Dataset entries ->
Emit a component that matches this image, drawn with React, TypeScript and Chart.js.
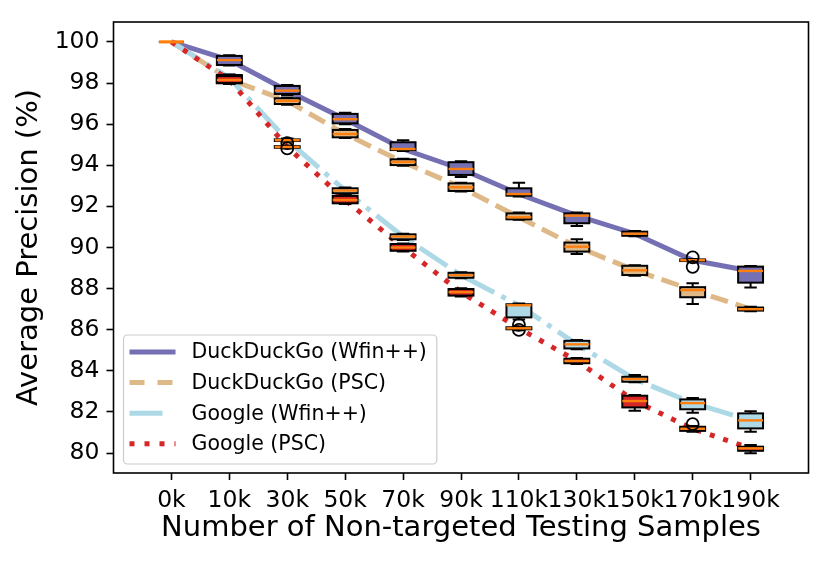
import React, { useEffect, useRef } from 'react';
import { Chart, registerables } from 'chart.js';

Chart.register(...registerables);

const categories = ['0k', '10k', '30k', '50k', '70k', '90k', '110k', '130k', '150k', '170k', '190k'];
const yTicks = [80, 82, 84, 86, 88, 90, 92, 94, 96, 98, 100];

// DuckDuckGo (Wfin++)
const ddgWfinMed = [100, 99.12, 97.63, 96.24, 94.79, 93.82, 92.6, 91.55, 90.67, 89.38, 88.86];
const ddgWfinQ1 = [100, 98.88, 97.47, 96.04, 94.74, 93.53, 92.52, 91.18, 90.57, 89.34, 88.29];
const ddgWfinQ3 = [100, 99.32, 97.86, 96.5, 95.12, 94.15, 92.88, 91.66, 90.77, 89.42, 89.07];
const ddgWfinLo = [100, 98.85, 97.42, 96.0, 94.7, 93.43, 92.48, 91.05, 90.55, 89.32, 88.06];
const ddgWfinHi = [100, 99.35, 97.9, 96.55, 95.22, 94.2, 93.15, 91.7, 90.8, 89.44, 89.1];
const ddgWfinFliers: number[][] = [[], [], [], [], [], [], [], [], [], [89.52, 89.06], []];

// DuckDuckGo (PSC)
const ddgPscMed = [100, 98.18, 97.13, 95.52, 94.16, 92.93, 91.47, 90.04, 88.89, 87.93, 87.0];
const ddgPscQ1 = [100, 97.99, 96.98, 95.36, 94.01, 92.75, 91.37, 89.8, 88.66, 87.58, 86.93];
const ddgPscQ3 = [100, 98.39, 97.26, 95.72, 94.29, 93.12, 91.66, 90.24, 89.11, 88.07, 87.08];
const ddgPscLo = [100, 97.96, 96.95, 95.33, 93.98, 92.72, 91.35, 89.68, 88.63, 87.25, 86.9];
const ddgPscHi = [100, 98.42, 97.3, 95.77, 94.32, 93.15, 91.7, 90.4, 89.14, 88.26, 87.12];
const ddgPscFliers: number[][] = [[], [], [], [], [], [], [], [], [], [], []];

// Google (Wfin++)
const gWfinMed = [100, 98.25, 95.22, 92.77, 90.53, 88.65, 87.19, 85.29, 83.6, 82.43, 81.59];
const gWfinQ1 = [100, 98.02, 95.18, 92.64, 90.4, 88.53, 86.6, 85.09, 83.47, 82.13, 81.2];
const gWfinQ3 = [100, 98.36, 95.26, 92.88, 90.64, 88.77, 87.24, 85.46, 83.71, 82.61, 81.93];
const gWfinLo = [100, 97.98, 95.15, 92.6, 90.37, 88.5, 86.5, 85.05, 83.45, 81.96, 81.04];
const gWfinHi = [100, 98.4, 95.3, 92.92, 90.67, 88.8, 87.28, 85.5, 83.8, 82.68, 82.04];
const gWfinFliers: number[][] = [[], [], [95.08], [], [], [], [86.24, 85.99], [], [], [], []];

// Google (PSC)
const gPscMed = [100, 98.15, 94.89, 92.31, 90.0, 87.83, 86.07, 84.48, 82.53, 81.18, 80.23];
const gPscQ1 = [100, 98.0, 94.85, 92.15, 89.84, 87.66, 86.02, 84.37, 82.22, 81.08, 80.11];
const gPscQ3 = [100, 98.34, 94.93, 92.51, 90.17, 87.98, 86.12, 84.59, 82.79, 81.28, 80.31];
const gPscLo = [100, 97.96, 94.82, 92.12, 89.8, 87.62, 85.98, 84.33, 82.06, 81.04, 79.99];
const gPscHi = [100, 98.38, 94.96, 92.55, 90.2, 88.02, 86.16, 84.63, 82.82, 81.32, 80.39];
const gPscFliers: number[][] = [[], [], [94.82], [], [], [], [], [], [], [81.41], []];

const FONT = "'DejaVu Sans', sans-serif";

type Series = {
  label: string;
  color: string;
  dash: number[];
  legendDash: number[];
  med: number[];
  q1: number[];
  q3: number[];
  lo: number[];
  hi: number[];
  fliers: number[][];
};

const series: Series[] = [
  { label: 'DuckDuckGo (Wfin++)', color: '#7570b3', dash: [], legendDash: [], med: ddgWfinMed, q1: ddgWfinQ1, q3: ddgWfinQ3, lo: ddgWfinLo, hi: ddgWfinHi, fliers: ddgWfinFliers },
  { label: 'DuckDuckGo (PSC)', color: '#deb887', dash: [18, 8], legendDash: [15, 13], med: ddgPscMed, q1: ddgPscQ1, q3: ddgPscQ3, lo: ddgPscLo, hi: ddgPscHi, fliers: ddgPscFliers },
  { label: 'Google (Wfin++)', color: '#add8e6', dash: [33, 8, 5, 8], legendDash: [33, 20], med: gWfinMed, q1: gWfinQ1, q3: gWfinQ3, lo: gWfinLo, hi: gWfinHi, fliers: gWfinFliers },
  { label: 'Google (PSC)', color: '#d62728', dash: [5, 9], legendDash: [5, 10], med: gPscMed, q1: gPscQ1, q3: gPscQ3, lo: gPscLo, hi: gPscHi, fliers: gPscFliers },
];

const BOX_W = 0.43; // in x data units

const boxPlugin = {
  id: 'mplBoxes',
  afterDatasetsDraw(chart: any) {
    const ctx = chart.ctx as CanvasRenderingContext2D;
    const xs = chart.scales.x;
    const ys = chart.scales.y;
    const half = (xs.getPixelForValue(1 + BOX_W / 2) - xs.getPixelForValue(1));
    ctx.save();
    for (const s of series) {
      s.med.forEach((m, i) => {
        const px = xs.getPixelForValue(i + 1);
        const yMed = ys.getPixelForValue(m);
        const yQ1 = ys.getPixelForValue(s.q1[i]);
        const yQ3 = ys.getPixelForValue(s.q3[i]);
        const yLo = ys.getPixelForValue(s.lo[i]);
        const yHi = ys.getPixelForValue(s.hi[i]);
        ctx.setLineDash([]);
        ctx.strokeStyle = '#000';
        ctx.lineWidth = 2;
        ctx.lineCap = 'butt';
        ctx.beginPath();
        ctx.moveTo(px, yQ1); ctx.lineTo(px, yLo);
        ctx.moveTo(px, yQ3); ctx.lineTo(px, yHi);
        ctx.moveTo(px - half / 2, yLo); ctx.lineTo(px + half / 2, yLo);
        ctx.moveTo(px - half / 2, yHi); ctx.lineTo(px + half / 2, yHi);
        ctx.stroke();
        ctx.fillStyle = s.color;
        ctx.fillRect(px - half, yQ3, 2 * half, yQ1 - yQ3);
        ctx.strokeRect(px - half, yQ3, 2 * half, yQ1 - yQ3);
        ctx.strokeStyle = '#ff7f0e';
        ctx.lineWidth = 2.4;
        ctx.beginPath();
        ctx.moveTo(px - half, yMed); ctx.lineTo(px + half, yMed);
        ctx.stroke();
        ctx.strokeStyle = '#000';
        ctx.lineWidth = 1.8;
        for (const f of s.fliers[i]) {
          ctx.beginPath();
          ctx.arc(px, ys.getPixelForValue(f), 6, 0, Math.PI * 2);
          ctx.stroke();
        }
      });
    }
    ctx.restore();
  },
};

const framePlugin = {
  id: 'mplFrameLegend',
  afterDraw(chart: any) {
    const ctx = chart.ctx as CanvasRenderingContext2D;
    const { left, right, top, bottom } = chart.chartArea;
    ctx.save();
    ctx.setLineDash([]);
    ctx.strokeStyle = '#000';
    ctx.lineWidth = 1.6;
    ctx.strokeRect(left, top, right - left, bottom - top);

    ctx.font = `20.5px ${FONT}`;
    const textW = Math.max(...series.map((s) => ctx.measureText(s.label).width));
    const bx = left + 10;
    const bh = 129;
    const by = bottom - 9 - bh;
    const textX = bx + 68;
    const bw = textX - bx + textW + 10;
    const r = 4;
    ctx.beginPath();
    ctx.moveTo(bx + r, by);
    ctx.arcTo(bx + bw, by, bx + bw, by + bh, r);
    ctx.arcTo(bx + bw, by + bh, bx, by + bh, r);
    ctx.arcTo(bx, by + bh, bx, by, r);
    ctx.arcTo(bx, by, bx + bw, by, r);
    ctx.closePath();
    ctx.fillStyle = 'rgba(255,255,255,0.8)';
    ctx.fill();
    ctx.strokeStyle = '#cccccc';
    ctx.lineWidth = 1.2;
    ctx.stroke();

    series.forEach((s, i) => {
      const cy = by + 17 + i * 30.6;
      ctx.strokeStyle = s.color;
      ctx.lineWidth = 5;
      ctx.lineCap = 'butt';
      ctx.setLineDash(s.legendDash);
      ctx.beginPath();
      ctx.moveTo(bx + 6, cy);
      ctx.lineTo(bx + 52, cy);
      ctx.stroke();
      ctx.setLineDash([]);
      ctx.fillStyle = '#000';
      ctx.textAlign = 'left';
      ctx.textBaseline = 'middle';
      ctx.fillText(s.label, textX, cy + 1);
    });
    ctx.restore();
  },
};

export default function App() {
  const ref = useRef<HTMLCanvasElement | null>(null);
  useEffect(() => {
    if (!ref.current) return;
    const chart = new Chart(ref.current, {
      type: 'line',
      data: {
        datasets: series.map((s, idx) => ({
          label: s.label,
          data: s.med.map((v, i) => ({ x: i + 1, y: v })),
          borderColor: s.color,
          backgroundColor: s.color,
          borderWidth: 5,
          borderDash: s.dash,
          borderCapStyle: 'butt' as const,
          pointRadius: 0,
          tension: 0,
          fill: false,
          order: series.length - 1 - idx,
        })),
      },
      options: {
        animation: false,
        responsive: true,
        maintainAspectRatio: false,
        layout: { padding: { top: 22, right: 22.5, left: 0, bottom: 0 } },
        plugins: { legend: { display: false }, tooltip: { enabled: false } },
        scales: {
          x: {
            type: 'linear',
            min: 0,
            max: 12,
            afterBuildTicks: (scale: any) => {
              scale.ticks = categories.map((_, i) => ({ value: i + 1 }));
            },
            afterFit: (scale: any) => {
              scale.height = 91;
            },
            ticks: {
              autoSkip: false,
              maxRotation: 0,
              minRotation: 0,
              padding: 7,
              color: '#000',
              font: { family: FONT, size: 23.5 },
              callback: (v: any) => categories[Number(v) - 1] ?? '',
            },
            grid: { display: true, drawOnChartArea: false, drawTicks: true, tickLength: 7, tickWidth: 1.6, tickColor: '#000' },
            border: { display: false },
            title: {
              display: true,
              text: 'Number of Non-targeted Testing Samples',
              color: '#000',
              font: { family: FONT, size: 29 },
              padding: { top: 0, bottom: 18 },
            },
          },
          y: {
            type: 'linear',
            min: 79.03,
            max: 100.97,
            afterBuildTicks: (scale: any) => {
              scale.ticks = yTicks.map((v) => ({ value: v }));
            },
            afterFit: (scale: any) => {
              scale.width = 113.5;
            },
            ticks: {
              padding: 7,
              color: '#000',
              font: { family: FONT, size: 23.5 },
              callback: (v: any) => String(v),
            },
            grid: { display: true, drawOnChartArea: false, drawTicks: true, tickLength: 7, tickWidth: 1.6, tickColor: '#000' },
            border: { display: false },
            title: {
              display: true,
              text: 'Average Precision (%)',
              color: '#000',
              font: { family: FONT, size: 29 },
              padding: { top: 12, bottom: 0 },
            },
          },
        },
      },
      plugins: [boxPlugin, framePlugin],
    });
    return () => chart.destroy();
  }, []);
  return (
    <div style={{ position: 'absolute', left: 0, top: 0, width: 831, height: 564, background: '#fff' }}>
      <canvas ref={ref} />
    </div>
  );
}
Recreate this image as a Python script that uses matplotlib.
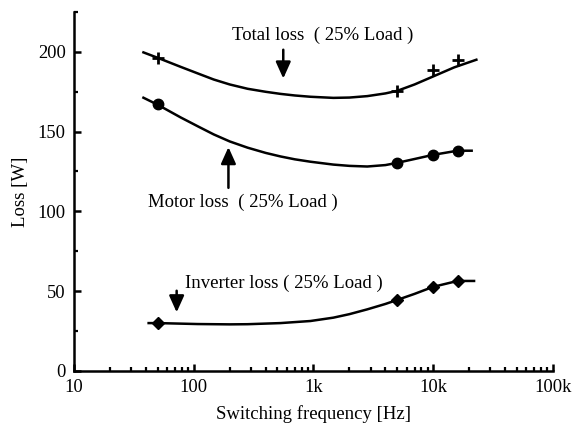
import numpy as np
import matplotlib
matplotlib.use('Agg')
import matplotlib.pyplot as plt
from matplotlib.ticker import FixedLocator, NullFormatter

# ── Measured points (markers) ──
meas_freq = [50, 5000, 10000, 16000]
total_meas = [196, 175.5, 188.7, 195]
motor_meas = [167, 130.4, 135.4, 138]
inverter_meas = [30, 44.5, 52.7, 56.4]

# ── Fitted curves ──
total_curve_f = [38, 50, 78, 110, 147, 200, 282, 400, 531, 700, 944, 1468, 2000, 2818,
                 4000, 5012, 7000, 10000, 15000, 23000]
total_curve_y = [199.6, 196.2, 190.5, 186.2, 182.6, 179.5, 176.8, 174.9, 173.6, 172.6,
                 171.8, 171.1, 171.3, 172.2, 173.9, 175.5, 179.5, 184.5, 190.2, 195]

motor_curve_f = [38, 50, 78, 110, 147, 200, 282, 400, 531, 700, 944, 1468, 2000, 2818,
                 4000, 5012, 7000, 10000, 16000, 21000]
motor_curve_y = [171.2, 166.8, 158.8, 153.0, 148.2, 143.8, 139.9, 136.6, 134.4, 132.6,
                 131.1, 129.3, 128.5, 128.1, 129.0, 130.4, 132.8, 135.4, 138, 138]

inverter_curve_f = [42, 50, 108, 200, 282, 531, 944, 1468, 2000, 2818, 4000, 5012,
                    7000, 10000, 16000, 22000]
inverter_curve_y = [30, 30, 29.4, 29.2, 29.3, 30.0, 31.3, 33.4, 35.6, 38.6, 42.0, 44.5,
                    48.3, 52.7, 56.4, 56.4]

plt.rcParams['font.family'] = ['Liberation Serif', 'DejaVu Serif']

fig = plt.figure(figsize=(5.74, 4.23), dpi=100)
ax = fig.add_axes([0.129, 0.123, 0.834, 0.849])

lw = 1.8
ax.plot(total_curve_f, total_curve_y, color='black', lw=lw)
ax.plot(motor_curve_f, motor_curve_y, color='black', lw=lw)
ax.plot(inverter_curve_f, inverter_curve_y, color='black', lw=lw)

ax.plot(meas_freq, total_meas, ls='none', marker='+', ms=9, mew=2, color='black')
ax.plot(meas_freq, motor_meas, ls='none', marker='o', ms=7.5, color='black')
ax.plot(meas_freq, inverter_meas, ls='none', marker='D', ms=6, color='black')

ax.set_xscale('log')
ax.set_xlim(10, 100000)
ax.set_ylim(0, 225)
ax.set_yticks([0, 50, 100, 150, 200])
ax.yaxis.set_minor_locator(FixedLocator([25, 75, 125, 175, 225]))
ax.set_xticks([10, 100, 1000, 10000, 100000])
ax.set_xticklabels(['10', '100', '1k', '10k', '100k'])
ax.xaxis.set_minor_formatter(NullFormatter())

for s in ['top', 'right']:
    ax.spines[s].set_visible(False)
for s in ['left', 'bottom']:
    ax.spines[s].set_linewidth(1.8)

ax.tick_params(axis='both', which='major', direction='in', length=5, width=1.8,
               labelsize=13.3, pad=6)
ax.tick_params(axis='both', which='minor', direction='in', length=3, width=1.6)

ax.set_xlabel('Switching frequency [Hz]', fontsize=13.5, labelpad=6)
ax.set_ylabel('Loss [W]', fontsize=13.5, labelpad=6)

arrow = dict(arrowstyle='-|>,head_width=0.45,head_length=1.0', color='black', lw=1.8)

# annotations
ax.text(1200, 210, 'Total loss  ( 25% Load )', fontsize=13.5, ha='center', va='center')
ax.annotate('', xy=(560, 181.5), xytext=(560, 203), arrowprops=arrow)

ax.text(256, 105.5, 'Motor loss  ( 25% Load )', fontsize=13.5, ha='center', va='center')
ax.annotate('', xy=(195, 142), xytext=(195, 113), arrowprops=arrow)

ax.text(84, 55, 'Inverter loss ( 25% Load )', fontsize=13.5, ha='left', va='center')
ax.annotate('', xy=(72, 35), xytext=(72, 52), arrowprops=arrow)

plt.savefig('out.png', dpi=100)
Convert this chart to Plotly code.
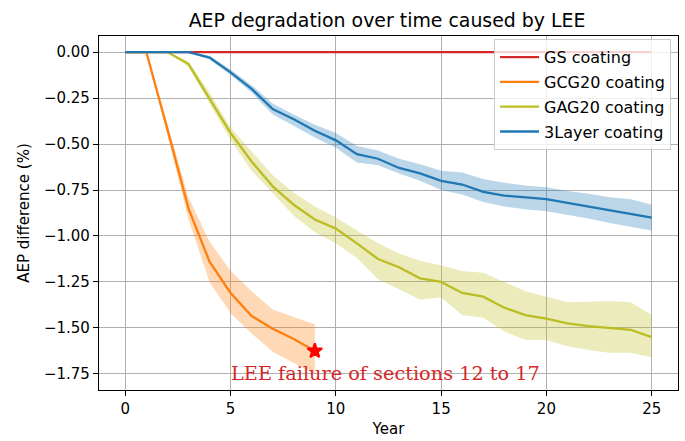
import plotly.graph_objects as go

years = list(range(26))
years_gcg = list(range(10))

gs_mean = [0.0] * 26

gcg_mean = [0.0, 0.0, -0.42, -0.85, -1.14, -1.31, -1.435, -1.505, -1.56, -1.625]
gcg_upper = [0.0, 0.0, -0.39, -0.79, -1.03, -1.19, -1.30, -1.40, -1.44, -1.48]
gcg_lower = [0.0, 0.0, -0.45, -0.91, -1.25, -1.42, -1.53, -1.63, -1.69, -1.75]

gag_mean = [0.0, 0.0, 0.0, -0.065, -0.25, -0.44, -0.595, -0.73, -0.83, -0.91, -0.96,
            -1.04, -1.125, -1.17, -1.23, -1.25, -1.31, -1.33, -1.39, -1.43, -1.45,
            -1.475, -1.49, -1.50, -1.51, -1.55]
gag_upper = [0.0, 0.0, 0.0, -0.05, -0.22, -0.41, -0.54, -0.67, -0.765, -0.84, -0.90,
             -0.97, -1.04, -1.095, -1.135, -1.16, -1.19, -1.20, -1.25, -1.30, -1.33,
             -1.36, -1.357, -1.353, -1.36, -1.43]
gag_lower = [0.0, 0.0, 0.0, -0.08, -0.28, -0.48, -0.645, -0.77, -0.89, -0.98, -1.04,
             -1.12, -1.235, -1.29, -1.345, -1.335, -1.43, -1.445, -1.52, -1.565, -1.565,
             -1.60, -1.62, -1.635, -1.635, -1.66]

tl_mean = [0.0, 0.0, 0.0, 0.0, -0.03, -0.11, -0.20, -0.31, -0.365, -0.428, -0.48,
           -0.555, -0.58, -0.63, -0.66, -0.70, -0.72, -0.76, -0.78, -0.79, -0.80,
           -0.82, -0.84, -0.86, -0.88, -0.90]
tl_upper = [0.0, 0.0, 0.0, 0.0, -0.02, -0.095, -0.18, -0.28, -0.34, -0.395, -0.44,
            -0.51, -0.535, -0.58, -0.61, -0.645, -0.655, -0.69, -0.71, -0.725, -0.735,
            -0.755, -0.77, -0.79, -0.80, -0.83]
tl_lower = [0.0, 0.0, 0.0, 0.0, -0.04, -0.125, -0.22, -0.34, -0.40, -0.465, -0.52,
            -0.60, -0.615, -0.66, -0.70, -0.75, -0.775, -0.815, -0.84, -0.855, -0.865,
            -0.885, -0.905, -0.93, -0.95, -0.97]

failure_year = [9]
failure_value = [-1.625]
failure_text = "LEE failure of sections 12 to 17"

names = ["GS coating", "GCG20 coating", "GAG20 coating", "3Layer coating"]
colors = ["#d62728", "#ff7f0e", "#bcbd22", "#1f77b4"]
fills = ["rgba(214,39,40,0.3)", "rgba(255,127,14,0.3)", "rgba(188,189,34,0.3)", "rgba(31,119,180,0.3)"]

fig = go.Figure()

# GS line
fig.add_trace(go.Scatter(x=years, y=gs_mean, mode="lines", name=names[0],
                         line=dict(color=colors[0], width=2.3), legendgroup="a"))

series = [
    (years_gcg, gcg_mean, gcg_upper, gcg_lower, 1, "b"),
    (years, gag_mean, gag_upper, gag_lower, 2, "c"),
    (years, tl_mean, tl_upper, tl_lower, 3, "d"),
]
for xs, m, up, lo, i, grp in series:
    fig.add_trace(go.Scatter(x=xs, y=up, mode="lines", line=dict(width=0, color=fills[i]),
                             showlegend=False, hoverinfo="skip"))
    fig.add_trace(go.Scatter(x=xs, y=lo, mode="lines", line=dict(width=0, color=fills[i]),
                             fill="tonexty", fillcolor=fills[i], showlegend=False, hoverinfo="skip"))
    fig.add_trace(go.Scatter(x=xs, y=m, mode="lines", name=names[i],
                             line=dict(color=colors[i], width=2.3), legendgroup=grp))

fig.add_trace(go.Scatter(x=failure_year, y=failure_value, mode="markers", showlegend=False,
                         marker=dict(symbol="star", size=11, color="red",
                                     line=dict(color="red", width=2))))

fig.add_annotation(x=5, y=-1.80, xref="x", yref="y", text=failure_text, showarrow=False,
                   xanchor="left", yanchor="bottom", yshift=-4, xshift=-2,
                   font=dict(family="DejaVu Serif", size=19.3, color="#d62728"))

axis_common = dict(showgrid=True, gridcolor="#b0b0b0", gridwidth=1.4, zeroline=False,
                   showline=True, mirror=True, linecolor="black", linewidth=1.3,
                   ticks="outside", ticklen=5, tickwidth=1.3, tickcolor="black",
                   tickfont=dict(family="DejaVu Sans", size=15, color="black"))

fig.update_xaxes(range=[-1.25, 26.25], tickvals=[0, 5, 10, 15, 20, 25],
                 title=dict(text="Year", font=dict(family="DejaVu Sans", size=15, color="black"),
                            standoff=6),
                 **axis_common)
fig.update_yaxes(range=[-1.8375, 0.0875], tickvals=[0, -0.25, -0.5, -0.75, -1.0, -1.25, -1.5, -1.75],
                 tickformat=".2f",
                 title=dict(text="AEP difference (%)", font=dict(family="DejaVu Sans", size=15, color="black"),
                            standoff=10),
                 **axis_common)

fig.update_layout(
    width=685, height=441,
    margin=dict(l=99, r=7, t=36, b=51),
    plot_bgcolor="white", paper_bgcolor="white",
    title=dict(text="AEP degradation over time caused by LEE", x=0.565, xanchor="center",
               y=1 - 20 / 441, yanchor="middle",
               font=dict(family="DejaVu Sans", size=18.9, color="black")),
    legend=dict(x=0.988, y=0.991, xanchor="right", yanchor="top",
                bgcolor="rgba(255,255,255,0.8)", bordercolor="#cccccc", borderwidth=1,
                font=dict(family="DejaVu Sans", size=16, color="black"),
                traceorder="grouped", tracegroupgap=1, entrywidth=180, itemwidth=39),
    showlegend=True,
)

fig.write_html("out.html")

Objective -> In the listing above, find the line with "Recreate this image" and the line with "184.5, 190.2, 195]". Copy exactly those two and every line between, without the pictures.

Response ->
Recreate this image as a Python script that uses matplotlib.
import numpy as np
import matplotlib
matplotlib.use('Agg')
import matplotlib.pyplot as plt
from matplotlib.ticker import FixedLocator, NullFormatter

# ── Measured points (markers) ──
meas_freq = [50, 5000, 10000, 16000]
total_meas = [196, 175.5, 188.7, 195]
motor_meas = [167, 130.4, 135.4, 138]
inverter_meas = [30, 44.5, 52.7, 56.4]

# ── Fitted curves ──
total_curve_f = [38, 50, 78, 110, 147, 200, 282, 400, 531, 700, 944, 1468, 2000, 2818,
                 4000, 5012, 7000, 10000, 15000, 23000]
total_curve_y = [199.6, 196.2, 190.5, 186.2, 182.6, 179.5, 176.8, 174.9, 173.6, 172.6,
                 171.8, 171.1, 171.3, 172.2, 173.9, 175.5, 179.5, 184.5, 190.2, 195]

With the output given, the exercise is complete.